Why choose two decades so close together?
“The ‘50s and ‘60s seem and are very close, but they have very distinctive, tremendous extremes,” Samuels said. This difference is reflected through the costumes, music and the actors.
“It’s totally insane,” Samuels said in parting. “Wonderfully. Totally. Insane.”
The Magnetic Field will show both versions simultaneously. Featured in the 1950s version, Mondy Carter, Tracey Johnston-Crum, John Crutchfield, Darren Marshall and Alphie Hyorth; in the 1960s version, John Crutchfield, Kathryn Temple, Julian Vorus, Steph Anie and Peter Brezny. For more information, http://www.themagneticfield.com/when-jekyll-met-hyde
One note of clarification: the script is the same for both versions of the play. It’s the interpretation that differs. As the one actor who appears in both versions, I can attest to the fact that the differences are pretty wild.

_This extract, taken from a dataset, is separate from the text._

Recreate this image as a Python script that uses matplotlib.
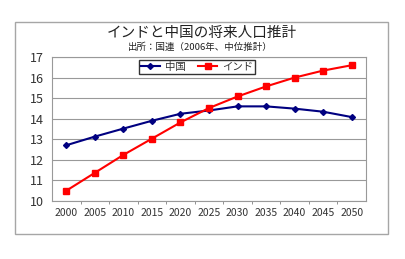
import matplotlib
matplotlib.use("Agg")
import matplotlib.pyplot as plt
from matplotlib.patches import Rectangle

plt.rcParams['font.family'] = ['Noto Sans CJK JP', 'DejaVu Sans']

years = ['2000', '2005', '2010', '2015', '2020', '2025',
         '2030', '2035', '2040', '2045', '2050']
china = [12.71, 13.13, 13.52, 13.90, 14.24, 14.40, 14.60, 14.60, 14.49, 14.34, 14.08]
india = [10.50, 11.37, 12.24, 13.03, 13.82, 14.52, 15.08, 15.57, 16.00, 16.34, 16.60]

fig = plt.figure(figsize=(4.06, 2.59), dpi=100)

# outer chart frame
fig.patches.append(Rectangle((15 / 406, 1 - 234 / 259), 373 / 406, 212 / 259,
                             transform=fig.transFigure, fill=False,
                             edgecolor='#a6a6a6', linewidth=1.0))

ax = fig.add_axes([52 / 406, 1 - 201 / 259, 314 / 406, 144 / 259])
x = list(range(len(years)))

ax.plot(x, china, color='#000080', marker='D', markersize=3, linewidth=1.5, label='中国')
ax.plot(x, india, color='#ff0000', marker='s', markersize=4.5, linewidth=1.5, label='インド')

ax.set_xlim(-0.5, len(years) - 0.5)
ax.set_ylim(10, 17)
ax.set_yticks(range(10, 18))
ax.set_xticks(x)
ax.set_xticklabels(years)
ax.set_xticks([i + 0.5 for i in range(len(years) - 1)], minor=True)
ax.grid(axis='y', color='#999999', linewidth=0.8)
ax.set_axisbelow(True)
ax.tick_params(axis='x', which='major', length=0, labelsize=7.5, pad=5, colors='#333333')
ax.tick_params(axis='x', which='minor', length=2, color='#808080')
ax.tick_params(axis='y', length=0, labelsize=9, pad=6, colors='#333333')
for s in ax.spines.values():
    s.set_color('#999999')
    s.set_linewidth(0.8)

leg = ax.legend(loc='center', bbox_to_anchor=(0.462, 0.93), ncol=2, fontsize=7.5,
                frameon=True, fancybox=False, borderpad=0.2, handlelength=1.8,
                columnspacing=1.2, handletextpad=0.5)
leg.get_frame().set_edgecolor('black')
leg.get_frame().set_linewidth(1.0)
for t in leg.get_texts():
    t.set_color('#333333')

fig.text(202 / 406, 1 - 33 / 259, 'インドと中国の将来人口推計', ha='center', va='center',
         fontsize=10.5, color='#222222')
fig.text(200 / 406, 1 - 47 / 259, '出所：国連（2006年、中位推計）', ha='center', va='center',
         fontsize=6.8, color='#222222')

fig.savefig('out.png', dpi=100)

Is this a review or a plug for the Magnetic Field appearing on the Sightlines page? Can anyone plug their work on this page now? I hope so as that would actually be useful.
I had the same question, skiplunch. While a thoughtful and interesting piece, it seemed to me to belong elsewhere in the paper, not in the review section. And while I’m not sure I agree that Sightlines should expend to include previews as well as reviews, I do think that such articles are of as much –and possibly greater– value. But the question remains: was this preview in the review section a fluke, or a harbinger?